+++ Dataset extract +++

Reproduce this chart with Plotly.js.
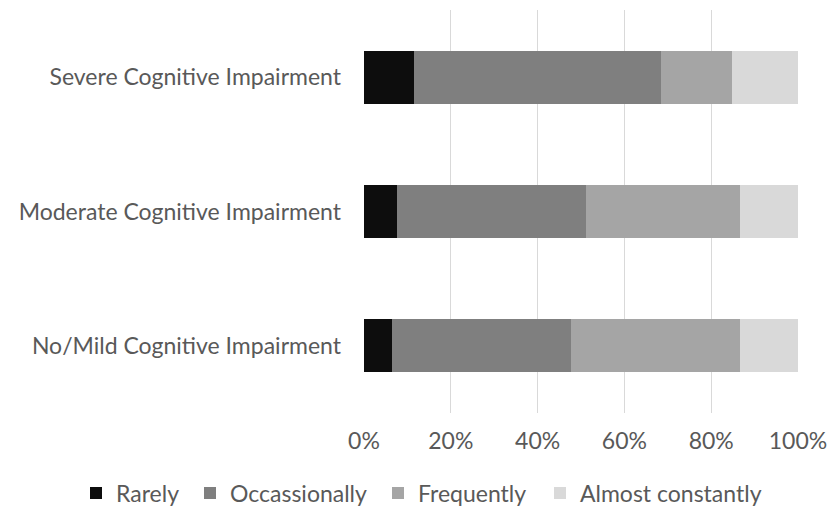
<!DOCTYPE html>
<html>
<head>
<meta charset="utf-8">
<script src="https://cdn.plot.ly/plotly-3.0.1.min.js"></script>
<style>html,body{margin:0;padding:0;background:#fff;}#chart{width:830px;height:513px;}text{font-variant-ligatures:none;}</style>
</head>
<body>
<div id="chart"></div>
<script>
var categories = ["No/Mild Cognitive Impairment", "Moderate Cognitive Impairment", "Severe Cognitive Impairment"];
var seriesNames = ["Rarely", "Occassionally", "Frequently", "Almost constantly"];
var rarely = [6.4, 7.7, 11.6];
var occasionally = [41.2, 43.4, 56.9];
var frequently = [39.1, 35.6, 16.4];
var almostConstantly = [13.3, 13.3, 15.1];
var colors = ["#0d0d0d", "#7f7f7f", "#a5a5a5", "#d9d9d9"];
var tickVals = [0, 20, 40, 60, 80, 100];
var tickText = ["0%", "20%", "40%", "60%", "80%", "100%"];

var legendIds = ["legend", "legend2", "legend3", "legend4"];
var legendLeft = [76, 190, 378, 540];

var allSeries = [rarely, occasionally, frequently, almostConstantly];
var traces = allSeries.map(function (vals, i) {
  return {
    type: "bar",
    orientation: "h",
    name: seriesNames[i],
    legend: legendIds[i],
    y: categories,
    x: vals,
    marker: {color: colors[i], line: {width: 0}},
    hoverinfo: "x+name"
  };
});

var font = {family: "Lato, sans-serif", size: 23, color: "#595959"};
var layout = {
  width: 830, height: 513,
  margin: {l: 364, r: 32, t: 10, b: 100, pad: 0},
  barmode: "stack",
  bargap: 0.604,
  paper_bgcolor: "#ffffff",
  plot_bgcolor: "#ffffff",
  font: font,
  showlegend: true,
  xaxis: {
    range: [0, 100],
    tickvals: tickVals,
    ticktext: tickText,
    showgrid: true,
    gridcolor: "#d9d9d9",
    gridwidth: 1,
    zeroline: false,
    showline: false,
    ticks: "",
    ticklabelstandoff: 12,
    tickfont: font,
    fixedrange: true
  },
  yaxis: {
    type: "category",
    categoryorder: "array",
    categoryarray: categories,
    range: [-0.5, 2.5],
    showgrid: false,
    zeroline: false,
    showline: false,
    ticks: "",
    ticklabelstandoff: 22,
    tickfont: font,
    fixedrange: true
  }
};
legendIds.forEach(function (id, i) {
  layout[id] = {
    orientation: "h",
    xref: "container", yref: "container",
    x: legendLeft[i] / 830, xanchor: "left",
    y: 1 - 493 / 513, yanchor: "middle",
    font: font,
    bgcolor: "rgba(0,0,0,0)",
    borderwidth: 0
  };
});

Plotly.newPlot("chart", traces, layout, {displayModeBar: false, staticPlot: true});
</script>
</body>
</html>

+++

**Task requirements**
Leave every image out, and retype the material exactly.

**Task output**
Reproduce this chart with Plotly.js.
<!DOCTYPE html>
<html>
<head>
<meta charset="utf-8">
<script src="https://cdn.plot.ly/plotly-3.0.1.min.js"></script>
<style>html,body{margin:0;padding:0;background:#fff;}#chart{width:830px;height:513px;}text{font-variant-ligatures:none;}</style>
</head>
<body>
<div id="chart"></div>
<script>
var categories = ["No/Mild Cognitive Impairment", "Moderate Cognitive Impairment", "Severe Cognitive Impairment"];
var seriesNames = ["Rarely", "Occassionally", "Frequently", "Almost constantly"];
var rarely = [6.4, 7.7, 11.6];
var occasionally = [41.2, 43.4, 56.9];
var frequently = [39.1, 35.6, 16.4];
var almostConstantly = [13.3, 13.3, 15.1];
var colors = ["#0d0d0d", "#7f7f7f", "#a5a5a5", "#d9d9d9"];
var tickVals = [0, 20, 40, 60, 80, 100];
var tickText = ["0%", "20%", "40%", "60%", "80%", "100%"];

var legendIds = ["legend", "legend2", "legend3", "legend4"];
var legendLeft = [76, 190, 378, 540];

var allSeries = [rarely, occasionally, frequently, almostConstantly];
var traces = allSeries.map(function (vals, i) {
  return {
    type: "bar",
    orientation: "h",
    name: seriesNames[i],
    legend: legendIds[i],
    y: categories,
    x: vals,
    marker: {color: colors[i], line: {width: 0}},
    hoverinfo: "x+name"
  };
});

var font = {family: "Lato, sans-serif", size: 23, color: "#595959"};
var layout = {
  width: 830, height: 513,
  margin: {l: 364, r: 32, t: 10, b: 100, pad: 0},
  barmode: "stack",
  bargap: 0.604,
  paper_bgcolor: "#ffffff",
  plot_bgcolor: "#ffffff",
  font: font,
  showlegend: true,
  xaxis: {
    range: [0, 100],
    tickvals: tickVals,
    ticktext: tickText,
    showgrid: true,
    gridcolor: "#d9d9d9",
    gridwidth: 1,
    zeroline: false,
    showline: false,
    ticks: "",
    ticklabelstandoff: 12,
    tickfont: font,
    fixedrange: true
  },
  yaxis: {
    type: "category",
    categoryorder: "array",
    categoryarray: categories,
    range: [-0.5, 2.5],
    showgrid: false,
    zeroline: false,
    showline: false,
    ticks: "",
    ticklabelstandoff: 22,
    tickfont: font,
    fixedrange: true
  }
};
legendIds.forEach(function (id, i) {
  layout[id] = {
    orientation: "h",
    xref: "container", yref: "container",
    x: legendLeft[i] / 830, xanchor: "left",
    y: 1 - 493 / 513, yanchor: "middle",
    font: font,
    bgcolor: "rgba(0,0,0,0)",
    borderwidth: 0
  };
});

Plotly.newPlot("chart", traces, layout, {displayModeBar: false, staticPlot: true});
</script>
</body>
</html>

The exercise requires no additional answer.